Após ‘lua de mel’, mercado argentino dá choque de realidade a Milei
Queda de títulos, enfraquecimento do peso e frustração com leilões de dívida dão banho de água fria nos planos do presidente
O presidente da Argentina, Javier Milei – Tomas Cuesta – 12.dez.2023/Reuters
JORGE ATAOLA
FOLHA E S.PAULO
BUENOS AIRES | REUTERS – Os mercados argentinos, que dispararam depois que o presidente Javier Milei assumiu o cargo há um mês, agora estão dando ao líder libertário uma dose de realidade, com os preços dos títulos caindo, o peso se enfraquecendo novamente e os investidores cautelosos com os novos leilões de dívida do governo.
O banho de água fria dos investidores, após uma lua de mel inicial, ressalta o enorme desafio que Milei enfrenta ao tentar conter a inflação —que se aproxima de 200%—, evitar a agitação social, reconstruir as reservas do país e resgatar um programa de US$ 44 bilhões com o FMI (Fundo Monetário Internacional).
Ele também enfrenta resistência no Congresso, onde sua coalizão libertária não tem maioria, ao seu projeto de reforma “omnibus”, que visa privatizar entidades estatais e aumentar os impostos. Um decreto que desregulamenta a economia também enfrentou obstáculos legais.
“A realidade está batendo na cara dele”, disse o analista financeiro local Marcelo Rojas. “Suas intenções são boas, mas isso não é suficiente e é isso que estamos começando a ver.”
Os preços dos títulos soberanos do país começaram a cair depois de uma forte corrida desde a vitória de Milei em meados de novembro. Um índice de risco do país atingiu o nível mais alto em sete semanas, e um título destinado aos importadores não conseguiu encontrar compradores.
Enquanto isso, a diferença entre a taxa de câmbio oficial do peso-dólar e as taxas paralelas —usadas por muitos para contornar os rígidos controles de capital— está aumentando novamente depois que uma grande desvalorização em dezembro a reduziu significativamente.

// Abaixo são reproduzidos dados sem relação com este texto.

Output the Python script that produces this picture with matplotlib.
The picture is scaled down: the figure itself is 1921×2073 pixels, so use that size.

“O governo está começando a enfrentar seus primeiros obstáculos. Sua falta de força política está agora mais evidente: o bônus para os importadores não conseguiu decolar e a diferença cambial aumentou novamente mais cedo do que o esperado”, disse a corretora Cohen em uma nota.

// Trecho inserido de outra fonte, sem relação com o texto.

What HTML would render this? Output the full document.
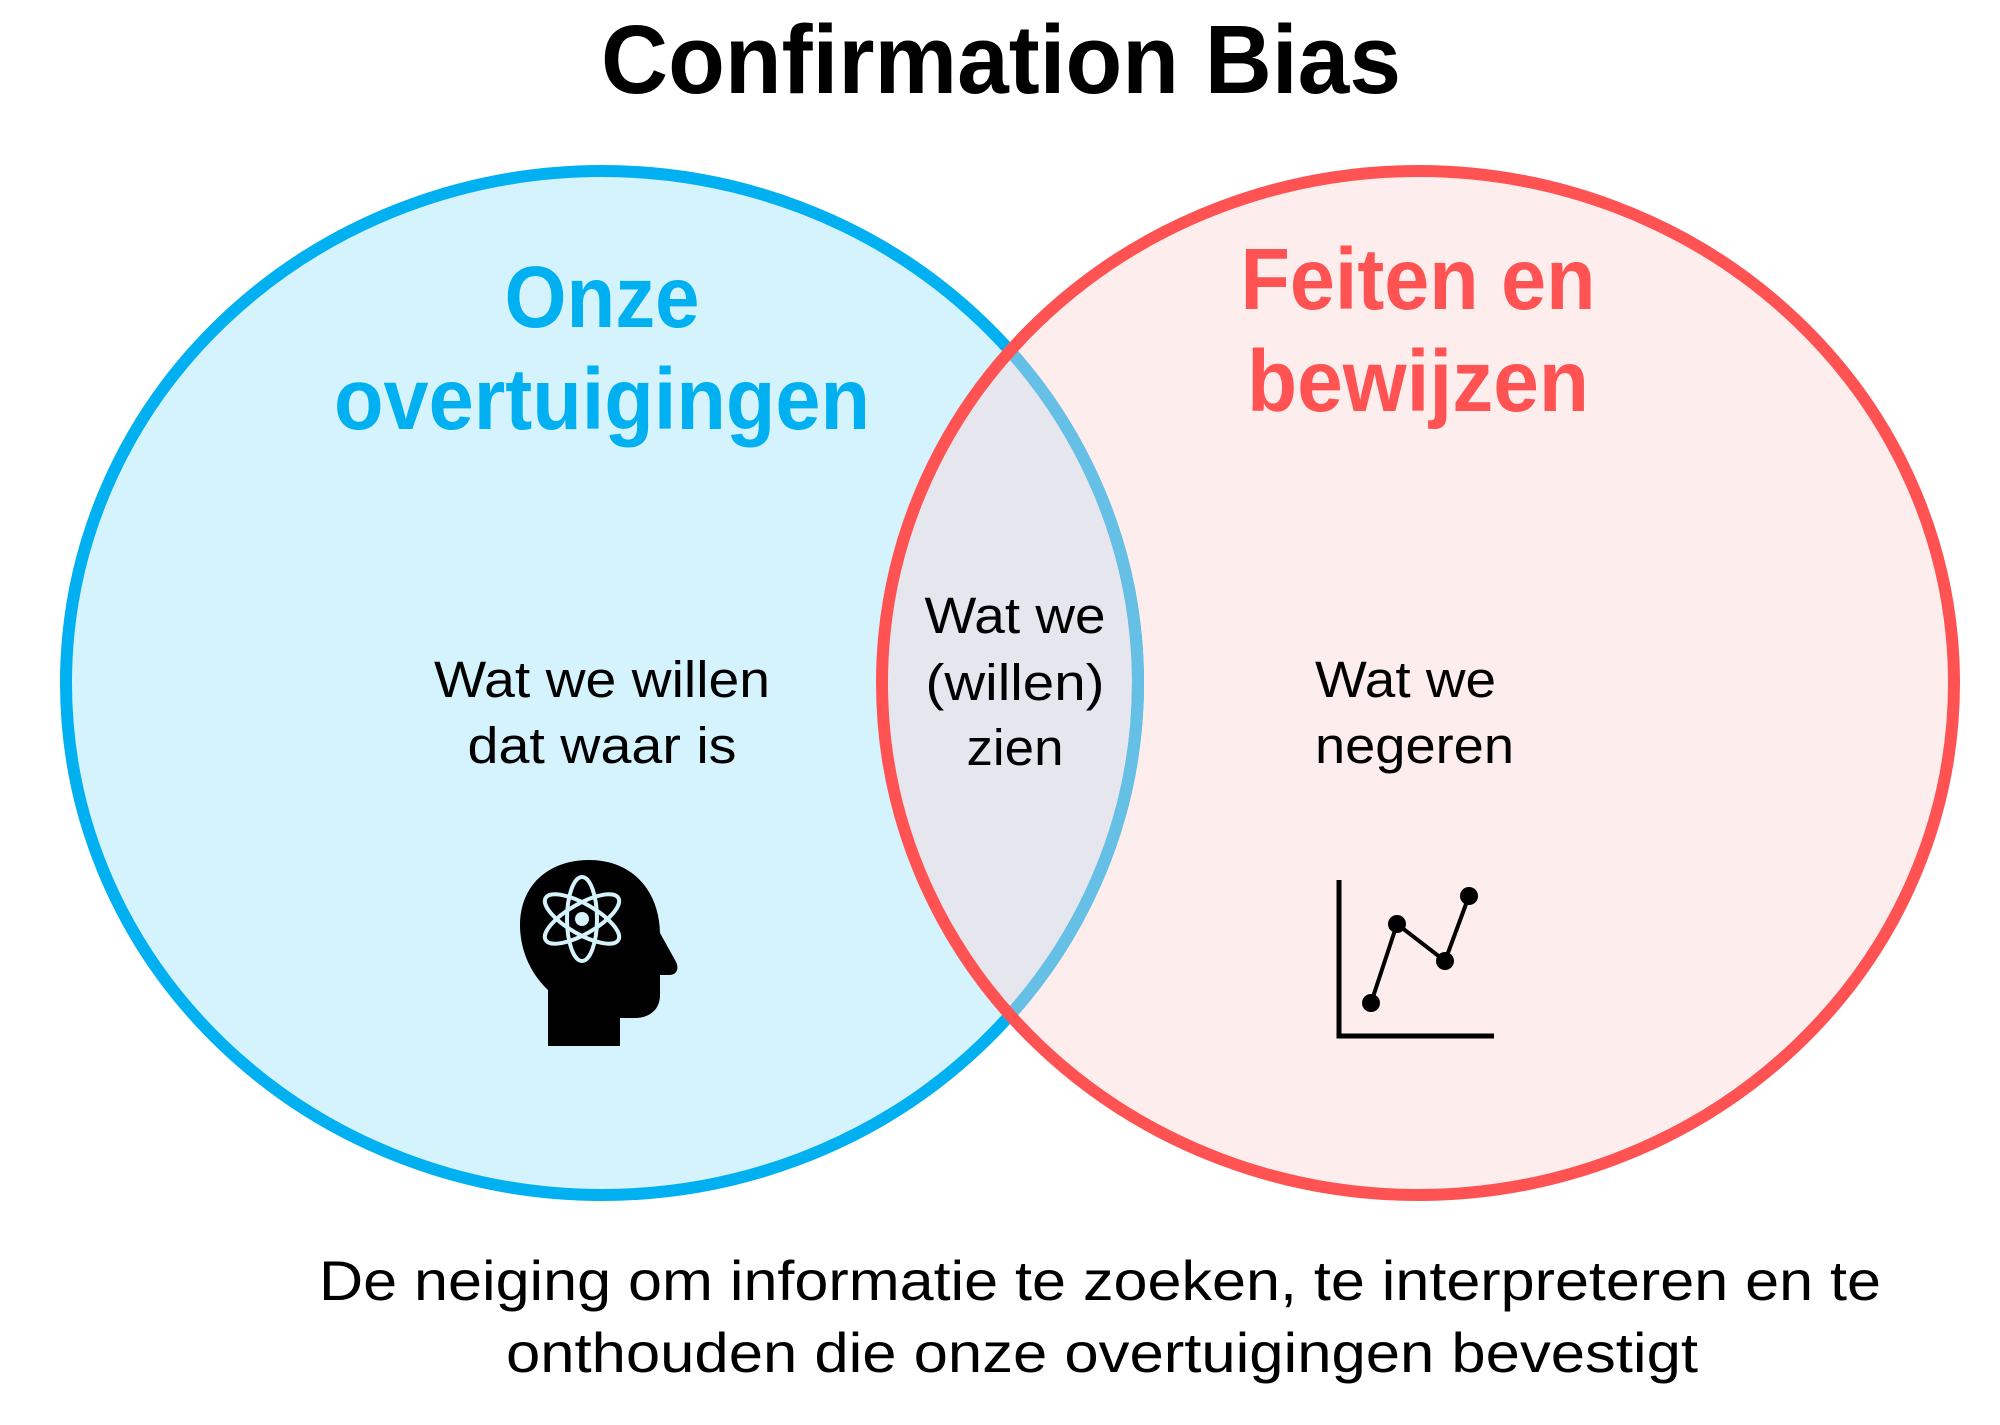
<!DOCTYPE html>
<html><head><meta charset="utf-8"><style>
html,body{margin:0;padding:0;background:#fff}
svg{display:block}
text{font-family:"Liberation Sans",sans-serif}
</style></head><body>
<svg width="2000" height="1425" viewBox="0 0 2000 1425" xmlns="http://www.w3.org/2000/svg">
<defs>
<clipPath id="cr"><ellipse cx="1418" cy="683" rx="536" ry="512"/></clipPath>
</defs>
<rect width="2000" height="1425" fill="#fff"/>
<ellipse cx="602" cy="683" rx="536" ry="512" fill="#d5f3fd"/>
<ellipse cx="1418" cy="683" rx="536" ry="512" fill="#feeded"/>
<ellipse cx="602" cy="683" rx="536" ry="512" fill="#e6e6ee" clip-path="url(#cr)"/>
<ellipse cx="602" cy="683" rx="536" ry="512" fill="none" stroke="#00b0f0" stroke-width="12"/>
<ellipse cx="602" cy="683" rx="536" ry="512" fill="none" stroke="#66bfe4" stroke-width="12" clip-path="url(#cr)"/>
<ellipse cx="1418" cy="683" rx="536" ry="512" fill="none" stroke="#ff5353" stroke-width="12"/>

<text x="1001" y="93" font-size="97" font-weight="bold" text-anchor="middle" textLength="800" lengthAdjust="spacingAndGlyphs">Confirmation Bias</text>

<text x="602" y="327" font-size="87" font-weight="bold" fill="#00b0f0" text-anchor="middle" textLength="195" lengthAdjust="spacingAndGlyphs">Onze</text>
<text x="602" y="429" font-size="87" font-weight="bold" fill="#00b0f0" text-anchor="middle" textLength="536" lengthAdjust="spacingAndGlyphs">overtuigingen</text>
<text x="1418" y="309" font-size="87" font-weight="bold" fill="#ff5353" text-anchor="middle" textLength="355" lengthAdjust="spacingAndGlyphs">Feiten en</text>
<text x="1418" y="411" font-size="87" font-weight="bold" fill="#ff5353" text-anchor="middle" textLength="342" lengthAdjust="spacingAndGlyphs">bewijzen</text>

<g font-size="51" fill="#000">
<text x="602" y="697" text-anchor="middle" textLength="336" lengthAdjust="spacingAndGlyphs">Wat we willen</text>
<text x="602" y="763" text-anchor="middle" textLength="269" lengthAdjust="spacingAndGlyphs">dat waar is</text>
<text x="1015" y="633" text-anchor="middle" textLength="181" lengthAdjust="spacingAndGlyphs">Wat we</text>
<text x="1015" y="700" text-anchor="middle" textLength="179" lengthAdjust="spacingAndGlyphs">(willen)</text>
<text x="1015" y="765" text-anchor="middle" textLength="97" lengthAdjust="spacingAndGlyphs">zien</text>
<text x="1315" y="697" textLength="181" lengthAdjust="spacingAndGlyphs">Wat we</text>
<text x="1315" y="763" textLength="199" lengthAdjust="spacingAndGlyphs">negeren</text>
</g>
<g font-size="56" fill="#000">
<text x="319" y="1300" textLength="1562" lengthAdjust="spacingAndGlyphs">De neiging om informatie te zoeken, te interpreteren en te</text>
<text x="506" y="1372" textLength="1192" lengthAdjust="spacingAndGlyphs">onthouden die onze overtuigingen bevestigt</text>
</g>

<!-- head -->
<g transform="translate(-3,0)">
<path d="M551,1046 L551,990 C530,970 523,945 523,925 C523,885 552,860 592,860 C635,860 662,890 663,933 L678,960 C683,968 680,975 672,975 L663,975 L663,995 C663,1010 652,1018 638,1018 L623,1018 L623,1046 Z" fill="#000"/>
<g fill="none" stroke="#d5f3fd" stroke-width="4">
<ellipse cx="585" cy="919" rx="42" ry="15" transform="rotate(90 585 919)"/>
<ellipse cx="585" cy="919" rx="42" ry="15" transform="rotate(30 585 919)"/>
<ellipse cx="585" cy="919" rx="42" ry="15" transform="rotate(-30 585 919)"/>
</g>
<circle cx="585" cy="919" r="7" fill="#d5f3fd"/>
</g>

<!-- chart -->
<g transform="translate(-2,0)">
<path d="M1341,880 L1341,1036 L1496,1036" fill="none" stroke="#000" stroke-width="5"/>
<polyline points="1373,1003 1399,924 1447,961 1471,896" fill="none" stroke="#000" stroke-width="4"/>
<g fill="#000">
<circle cx="1373" cy="1003" r="9"/><circle cx="1399" cy="924" r="9"/>
<circle cx="1447" cy="961" r="9"/><circle cx="1471" cy="896" r="9"/>
</g>
</g>
</svg>
</body></html>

Ela acrescentou que o decreto de Milei e o projeto de reforma não parecem promissores, a menos que o presidente esteja disposto a fazer concessões.
No entanto, o banco central acumulou quase US$ 4 bilhões em reservas de moeda estrangeira desde que Milei assumiu o cargo, e o índice de ações local S&P Merval continua em forte alta, com a empresa petrolífera estatal YPF tendo sido impulsionada por conversas sobre privatização.
Nome egresso do governo de Maurício Macri, Luis Caputo foi ministro da Economia e chefe do Banco Central naquela gestão; sob Milei, voltou à Agustin Marcarian – 11.dez.23/Reuters
OLHOS NA INFLAÇÃO
Enquanto isso, todos os olhos estão voltados para a economia, com a expectativa de que a inflação tenha chegado a quase 30% em dezembro e ultrapassado 200% no ano passado. Dois quintos da população já está na pobreza.
O país, um importante exportador de grãos, também está correndo para reviver seu enorme acordo com o FMI, com negociações em Buenos Aires na última semana com o objetivo de desbloquear a sétima revisão do programa e cerca de US$ 3,3 bilhões em recursos.
O economista Aldo Abram, da Fundação Libertad y Progreso, disse que as perspectivas do mercado dependem muito do sucesso ou fracasso de Milei em suas reformas.
“O lado ruim é que, como está acontecendo agora, todas as notícias que possam desacelerar o progresso do governo criarão uma queda ainda maior na demanda por pesos, colocando-nos mais perto da hiperinflação”, disse Abram.
“Por outro lado, tudo o que levar à confirmação da mudança de rumo incentivará a preferência por ativos locais, afastando-nos da crise.”